This Manchester United side isn’t half bad, you know…
“It is not fair to say it’s a bad Manchester United team or a bad league. It is a tighter league, a harder league to win. Any campaign has got blips for anyone. You have got to look at the league in general.” – Sir Alex.
“We’re champions and we’re in the Champions League final, it’s a rubbish team,” said Ryan Giggs, with a banana-shaped grin etched across his face. Giggs and the rest of Manchester United’s players – in jubilation at the final whistle after the 1-1 draw away to Blackburn – were deserving of this victory and appeared to take enormous pride of what a 19th League title represented.
United have proven they are capable despite the year-long dismissive comments about Sir Alex’s side; the Rooney saga (although now so far away) didn’t help either in terms of what was said about the future of the club. So, it’s almost reached a point where writing about others’ assessments (which they are fully entitled to) of United is tedious. The consensus will have you believe that next year’s title race will be tighter than this year’s and while that’s true, it doesn’t necessarily mean the Red Devils will slip down the ladder and see power shifted onto another. United will only get better next season.
This Manchester United team is different to those of past seasons but remain destined for greater success. They might not display the ruthlessness of the great 1999, 2003 and 2008 sides and do appear to have opted, curiously, for a more pragmatic style but Sir Alex has continued to instil faith in his maligned group of players, his development of youth and transfer policy and, inevitably, the story remains the same; criticised initially, praised later.
Alexander Netherton wrote, back in February this year, of how a 19th trophy for Manchester United will, in fact, do them little good as opposed to not winning; that the ‘reality of failure’ will expose the deficiencies of the side and thus allow them to ‘find themselves in a better position’ in the following campaign. Which was a very cutting, valid point. He cited the departures of Cristiano Ronaldo and Carlos Tevez and concluded that United have quite never recovered, that now the “theme of United’s play this season is cowardice, Ferguson’s tactical conservatism has taken over utterly”.

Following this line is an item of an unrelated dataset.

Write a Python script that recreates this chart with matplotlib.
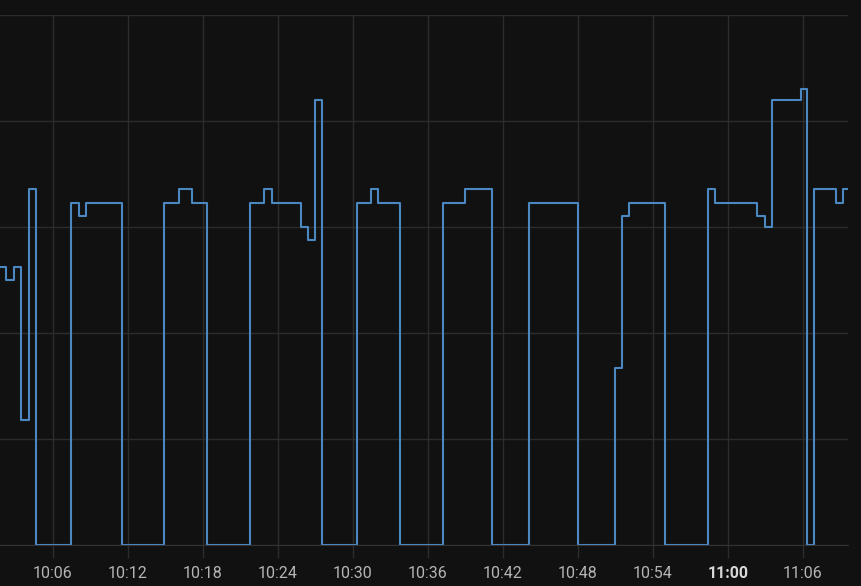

When the duo left two season ago, United had to start from scratch and go through the process of building a new side. Ronaldo’s departure meant United had to, not only invest but find a new system that will compliment their players with their talisman gone. They were no longer built around him. It wasn’t a great surprise that Chelsea had won the League that year, it was generally expected since United were still a work in progress. They remain that way – they will continue to invest in the way that seems fit and to develop youth graduates into senior status. Make no mistake, the club are in a healthy position and will persist with their challenges at the very highest level for some time yet. Whether they reach the heights of the 07/08 side remains to be seen, but winning a League/European double like they did that year would be the ideal launching pad to something better.
It would be stupid to say everything is going swimmingly well, though. United’s away form remains the biggest concern, and it seems a psychological problem more than anything. Put simply, perhaps teams are more daring at home while United might play with an element of caution as shown by today’s draw where possession was shown where penetration wasn’t. (A counter argument to this would be the following: In Europe, they were unbeaten and did not concede away from home). It is their home form which has essentially led them to silverware, however. Indeed, they have dropped 2 points from a possible 54 and have scored considerably more to. Collectively, on the whole, there is little to complain about. Talk of how this team being the poorest of the Premier League era or even of Sir Alex’s reign seems silly. And, their away form should improve next season, and that is said with more conviction than optimism.
When Wayne Rooney dispatched a second-half penalty, chants of “Are you watching Merseyside?” boomed from the away end. They probably were watching, somehow it must be asked, in great envy. But in fairness, they weren’t the only ones.